* **Task**
Can you transcribe the data exactly? Leave the pictures out.

====== Dataset extract ======

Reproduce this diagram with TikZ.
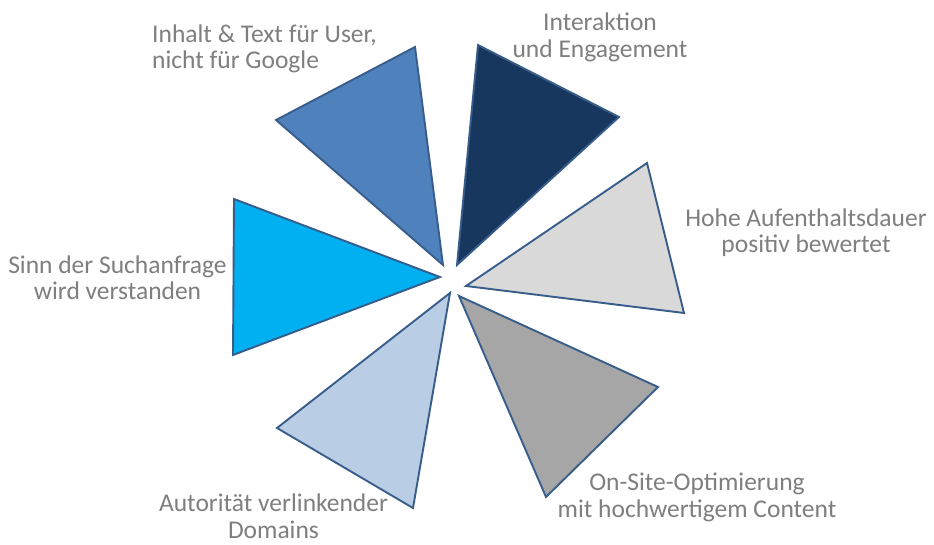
\documentclass[tikz,border=0pt]{standalone}
\usepackage{fontspec}
\setmainfont{Carlito}
\definecolor{edge}{HTML}{385D8A}
\definecolor{midblue}{HTML}{4F81BD}
\definecolor{navy}{HTML}{17375E}
\definecolor{lightgray}{HTML}{D9D9D9}
\definecolor{brightblue}{HTML}{00B0F0}
\definecolor{paleblue}{HTML}{B9CDE5}
\definecolor{midgray}{HTML}{A6A6A6}
\definecolor{labelgray}{HTML}{7F7F7F}
\tikzset{
  wedge/.style={draw=edge, line width=1.9pt, line join=miter},
  % anchor=base sits on the baseline of the last line
  label/.style={text=labelgray, inner sep=0pt, anchor=base, font=\fontsize{25.5}{26.5}\selectfont}
}
\begin{document}
\begin{tikzpicture}[x=1pt,y=-1pt]
\useasboundingbox[fill=white] (0,0) rectangle (934,545);
% six triangles pointing to a common centre
\path[wedge, fill=midblue]    (276,120) -- (415,47) -- (443,265) -- cycle;
\path[wedge, fill=navy]       (478,45) -- (619,117) -- (457,265) -- cycle;
\path[wedge, fill=lightgray]  (647,163) -- (684,313) -- (466,286) -- cycle;
\path[wedge, fill=brightblue] (234,199) -- (440,277) -- (233,355) -- cycle;
\path[wedge, fill=paleblue]   (450,293) -- (413,508) -- (277,428) -- cycle;
\path[wedge, fill=midgray]    (459,296) -- (658,387) -- (546,497) -- cycle;
% labels
\node[label, align=left, anchor=base west] (inhalt) at (152,69) {Inhalt \& Text für User,\\nicht für Google};
\node[label, align=center] (interaktion) at (600,57.5) {Interaktion\\und Engagement};
\node[label, align=center] (dauer) at (806,253) {Hohe Aufenthaltsdauer\\positiv bewertet};
\node[label, align=center] (sinn) at (117.5,300) {Sinn der Suchanfrage\\wird verstanden};
\node[label, align=center] (autoritaet) at (273.5,538) {Autorität verlinkender\\Domains};
\node[label, align=center] (onsite) at (697,517) {On-Site-Optimierung\\mit hochwertigem Content};
\end{tikzpicture}
\end{document}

======

* **Solution to this problem**
Reproduce this diagram with TikZ.
\documentclass[tikz,border=0pt]{standalone}
\usepackage{fontspec}
\setmainfont{Carlito}
\definecolor{edge}{HTML}{385D8A}
\definecolor{midblue}{HTML}{4F81BD}
\definecolor{navy}{HTML}{17375E}
\definecolor{lightgray}{HTML}{D9D9D9}
\definecolor{brightblue}{HTML}{00B0F0}
\definecolor{paleblue}{HTML}{B9CDE5}
\definecolor{midgray}{HTML}{A6A6A6}
\definecolor{labelgray}{HTML}{7F7F7F}
\tikzset{
  wedge/.style={draw=edge, line width=1.9pt, line join=miter},
  % anchor=base sits on the baseline of the last line
  label/.style={text=labelgray, inner sep=0pt, anchor=base, font=\fontsize{25.5}{26.5}\selectfont}
}
\begin{document}
\begin{tikzpicture}[x=1pt,y=-1pt]
\useasboundingbox[fill=white] (0,0) rectangle (934,545);
% six triangles pointing to a common centre
\path[wedge, fill=midblue]    (276,120) -- (415,47) -- (443,265) -- cycle;
\path[wedge, fill=navy]       (478,45) -- (619,117) -- (457,265) -- cycle;
\path[wedge, fill=lightgray]  (647,163) -- (684,313) -- (466,286) -- cycle;
\path[wedge, fill=brightblue] (234,199) -- (440,277) -- (233,355) -- cycle;
\path[wedge, fill=paleblue]   (450,293) -- (413,508) -- (277,428) -- cycle;
\path[wedge, fill=midgray]    (459,296) -- (658,387) -- (546,497) -- cycle;
% labels
\node[label, align=left, anchor=base west] (inhalt) at (152,69) {Inhalt \& Text für User,\\nicht für Google};
\node[label, align=center] (interaktion) at (600,57.5) {Interaktion\\und Engagement};
\node[label, align=center] (dauer) at (806,253) {Hohe Aufenthaltsdauer\\positiv bewertet};
\node[label, align=center] (sinn) at (117.5,300) {Sinn der Suchanfrage\\wird verstanden};
\node[label, align=center] (autoritaet) at (273.5,538) {Autorität verlinkender\\Domains};
\node[label, align=center] (onsite) at (697,517) {On-Site-Optimierung\\mit hochwertigem Content};
\end{tikzpicture}
\end{document}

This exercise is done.